--- Begin ---

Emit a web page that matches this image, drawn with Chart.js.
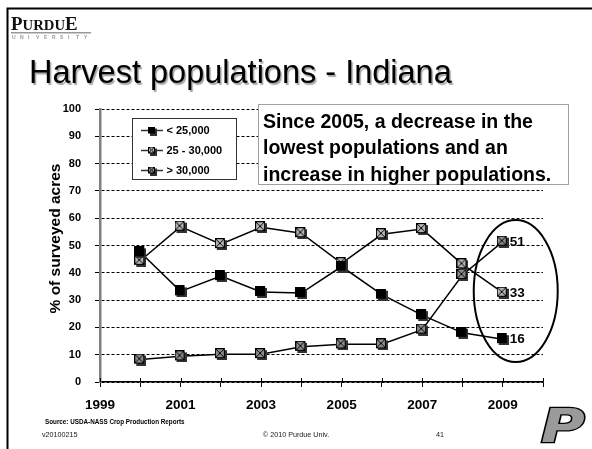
<!DOCTYPE html>
<html>
<head>
<meta charset="utf-8">
<script src="https://cdn.jsdelivr.net/npm/chart.js@4.4.1/dist/chart.umd.min.js"></script>
<style>
  html, body { margin: 0; padding: 0; background: #fff; }
  #c { display: block; }
</style>
</head>
<body>
<canvas id="c" width="592" height="449" style="width:592px;height:449px"></canvas>
<script>
// ---- data ----
const years = [2000, 2001, 2002, 2003, 2004, 2005, 2006, 2007, 2008, 2009];
const under25 = [47.5, 33.2, 38.8, 33.0, 32.6, 42.3, 32.0, 24.5, 18.0, 15.7];
const mid25to30 = [44.4, 56.9, 50.5, 56.7, 54.5, 43.5, 54.1, 56.0, 43.1, 32.7];
const over30 = [8.2, 9.4, 10.2, 10.2, 12.9, 13.8, 13.8, 19.2, 39.2, 51.4];
const seriesNames = ['< 25,000', '25 - 30,000', '> 30,000'];
const xLabelYears = [1999, 2001, 2003, 2005, 2007, 2009];
const yTicks = [0, 10, 20, 30, 40, 50, 60, 70, 80, 90, 100];
const titleText = 'Harvest populations - Indiana';
const yTitle = '% of surveyed acres';
const noteLines = ['Since 2005, a decrease in the', 'lowest populations and an', 'increase in higher populations.'];

const FONT = '"Liberation Sans", Arial, sans-serif';

function markerImg(fill, cross, s) {
  const c = document.createElement('canvas');
  c.width = s + 2; c.height = s + 2;
  const g = c.getContext('2d');
  g.fillStyle = '#333';
  g.fillRect(2, 2, s, s);
  g.fillStyle = fill;
  g.fillRect(0, 0, s, s);
  g.strokeStyle = '#000';
  g.lineWidth = 1;
  g.strokeRect(0.5, 0.5, s - 1, s - 1);
  if (cross) {
    g.beginPath();
    g.moveTo(1, 1); g.lineTo(s - 1, s - 1);
    g.moveTo(s - 1, 1); g.lineTo(1, s - 1);
    g.stroke();
  }
  return c;
}
const fills = ['#000000', '#b4b4b4', '#8c8c8c'];
const crosses = [false, true, true];
const bigMarkers = fills.map((f, i) => markerImg(f, crosses[i], 10));
const smallMarkers = fills.map((f, i) => markerImg(f, crosses[i], 7));

const seriesValues = [under25, mid25to30, over30];
const datasets = seriesValues.map((vals, i) => ({
  label: seriesNames[i],
  data: years.map((y, k) => ({ x: y, y: vals[k] })),
  borderColor: '#000',
  borderWidth: 1.5,
  pointStyle: bigMarkers[i],
  pointRadius: 5,
  tension: 0,
  fill: false
}));

const decor = {
  id: 'decor',
  beforeDraw(chart) {
    const ctx = chart.ctx;
    ctx.save();
    ctx.fillStyle = '#fff';
    ctx.fillRect(0, 0, chart.width, chart.height);
    // frame
    ctx.strokeStyle = '#000';
    ctx.lineWidth = 2;
    ctx.beginPath();
    ctx.moveTo(7.5, 449); ctx.lineTo(7.5, 8.5); ctx.lineTo(592, 8.5);
    ctx.stroke();
    // Purdue wordmark
    ctx.fillStyle = '#111';
    ctx.textBaseline = 'alphabetic';
    ctx.save();
    ctx.translate(11, 30);
    ctx.scale(1.05, 1);
    ctx.font = 'bold 18px "Liberation Serif", serif';
    ctx.fillText('P', 0, 0);
    let w = ctx.measureText('P').width;
    ctx.font = 'bold 14px "Liberation Serif", serif';
    ctx.fillText('URDU', w, 0);
    w += ctx.measureText('URDU').width;
    ctx.font = 'bold 18px "Liberation Serif", serif';
    ctx.fillText('E', w, 0);
    ctx.restore();
    ctx.fillStyle = '#999';
    ctx.fillRect(11, 32, 80, 1.5);
    ctx.font = 'bold 5px ' + FONT;
    const uni = 'UNIVERSITY';
    for (let i = 0; i < uni.length; i++) ctx.fillText(uni[i], 12 + i * 8, 39);
    // title
    ctx.save();
    ctx.shadowColor = 'rgba(0,0,0,0.35)';
    ctx.shadowOffsetX = 1.5; ctx.shadowOffsetY = 1.5; ctx.shadowBlur = 1;
    ctx.fillStyle = '#000';
    ctx.font = '32.5px ' + FONT;
    ctx.fillText(titleText, 29, 83);
    ctx.restore();
    // footer
    ctx.fillStyle = '#000';
    ctx.font = 'bold 6.3px ' + FONT;
    ctx.fillText('Source: USDA-NASS Crop Production Reports', 45, 424);
    ctx.fillStyle = '#222';
    ctx.font = '7.2px ' + FONT;
    ctx.fillText('v20100215', 42, 436.5);
    ctx.textAlign = 'center';
    ctx.fillText('\u00A9 2010 Purdue Univ.', 296, 436.5);
    ctx.fillText('41', 440, 436.5);
    // Purdue P logo
    ctx.save();
    ctx.translate(541, 442);
    ctx.scale(1.3, 1);
    ctx.textAlign = 'left';
    ctx.font = 'italic bold 46px "DejaVu Sans", sans-serif';
    ctx.lineWidth = 2.5;
    ctx.strokeStyle = '#000';
    ctx.strokeText('P', 0, 0);
    ctx.fillStyle = '#9a9a9a';
    ctx.fillText('P', 0, 0);
    ctx.restore();
    // y axis title
    ctx.save();
    ctx.translate(56, 238.5);
    ctx.rotate(-Math.PI / 2);
    ctx.textAlign = 'center';
    ctx.textBaseline = 'middle';
    ctx.fillStyle = '#000';
    ctx.font = 'bold 15.5px ' + FONT;
    ctx.fillText(yTitle, 0, 0);
    ctx.restore();
    ctx.restore();
  },
  afterDraw(chart) {
    const ctx = chart.ctx;
    const xs = chart.scales.x, ys = chart.scales.y;
    ctx.save();
    // small upward ticks on x axis
    ctx.strokeStyle = '#000';
    ctx.lineWidth = 1;
    for (let yr = 1999; yr <= 2010; yr++) {
      const px = Math.round(xs.getPixelForValue(yr)) + 0.5;
      ctx.beginPath();
      ctx.moveTo(px, ys.bottom); ctx.lineTo(px, ys.bottom - 4);
      ctx.stroke();
    }
    // end labels
    const last = years.length - 1;
    ctx.fillStyle = '#000';
    ctx.font = 'bold 13.5px ' + FONT;
    ctx.textBaseline = 'middle';
    ctx.textAlign = 'left';
    seriesValues.forEach(vals => {
      const v = vals[last];
      ctx.fillText(String(Math.round(v)), xs.getPixelForValue(years[last]) + 7, ys.getPixelForValue(v) + 0.5);
    });
    // ellipse
    ctx.beginPath();
    ctx.lineWidth = 2;
    ctx.ellipse(xs.getPixelForValue(years[last]) + 13, ys.getPixelForValue(33.3), 42, 71, 0, 0, Math.PI * 2);
    ctx.stroke();
    // legend box
    ctx.fillStyle = '#fff';
    ctx.fillRect(132, 118, 105, 62);
    ctx.strokeStyle = '#333';
    ctx.lineWidth = 1;
    ctx.strokeRect(132.5, 118.5, 104, 61);
    ctx.font = 'bold 11px ' + FONT;
    ctx.fillStyle = '#000';
    ctx.textBaseline = 'middle';
    chart.data.datasets.forEach((ds, i) => {
      const cy = 130.5 + i * 20;
      ctx.beginPath();
      ctx.lineWidth = 1.5;
      ctx.moveTo(141, cy); ctx.lineTo(163, cy);
      ctx.stroke();
      const m = smallMarkers[i];
      ctx.drawImage(m, 152 - m.width / 2 + 0.5, cy - m.height / 2 + 0.5);
      ctx.fillText(ds.label, 166.5, cy + 0.5);
    });
    // note box
    ctx.fillStyle = '#fff';
    ctx.fillRect(258, 104, 311, 81);
    ctx.strokeStyle = '#a0a0a0';
    ctx.lineWidth = 1;
    ctx.strokeRect(258.5, 104.5, 310, 80);
    ctx.fillStyle = '#000';
    ctx.font = 'bold 19.5px ' + FONT;
    noteLines.forEach((t, i) => ctx.fillText(t, 263, 122.5 + i * 26.5));
    ctx.restore();
  }
};

new Chart(document.getElementById('c'), {
  type: 'line',
  data: { datasets },
  options: {
    responsive: false,
    animation: false,
    devicePixelRatio: 1,
    layout: { padding: { left: 47, right: 49, top: 109, bottom: 30 } },
    plugins: { legend: { display: false }, tooltip: { enabled: false } },
    scales: {
      x: {
        type: 'linear',
        min: 1999, max: 2010,
        afterFit(s) { s.height = 37; },
        afterBuildTicks(s) { s.ticks = []; for (let y = 1999; y <= 2010; y++) s.ticks.push({ value: y }); },
        grid: { drawOnChartArea: false, drawTicks: true, tickLength: 5, color: '#000', lineWidth: 1 },
        border: { display: true, color: '#000', width: 1.5 },
        ticks: {
          autoSkip: false, maxRotation: 0, padding: 10,
          color: '#000',
          font: { family: FONT, size: 13.5, weight: 'bold' },
          callback: v => xLabelYears.includes(v) ? String(v) : ''
        }
      },
      y: {
        min: 0, max: 100,
        afterFit(s) { s.width = 53; },
        afterBuildTicks(s) { s.ticks = yTicks.map(v => ({ value: v })); },
        grid: { color: '#000', lineWidth: 1, tickLength: 5, drawTicks: true },
        border: { display: true, color: '#808080', width: 2.5, dash: [3, 2] },
        ticks: {
          padding: 14, color: '#000',
          font: { family: FONT, size: 11, weight: 'bold' }
        }
      }
    }
  },
  plugins: [decor]
});
</script>
</body>
</html>
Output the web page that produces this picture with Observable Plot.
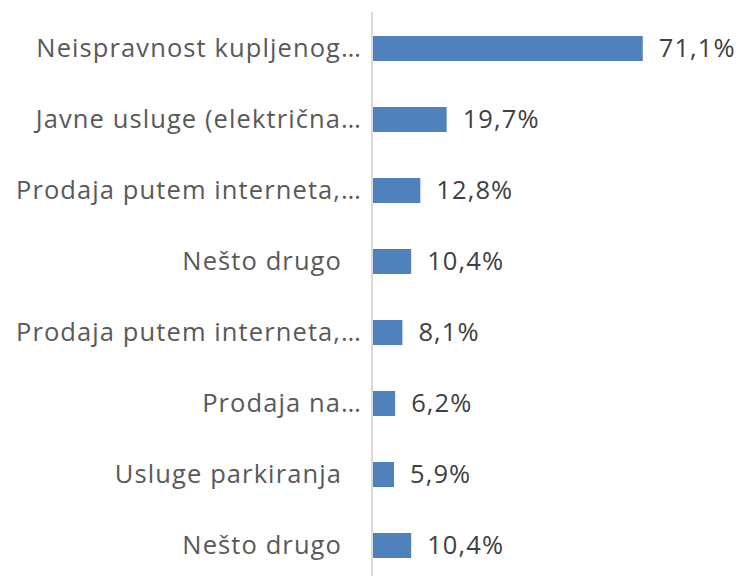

--- End ---

Aim: For the material, find the number of lines holding the word "with" and give that figure and nothing more.

Response to this task: 2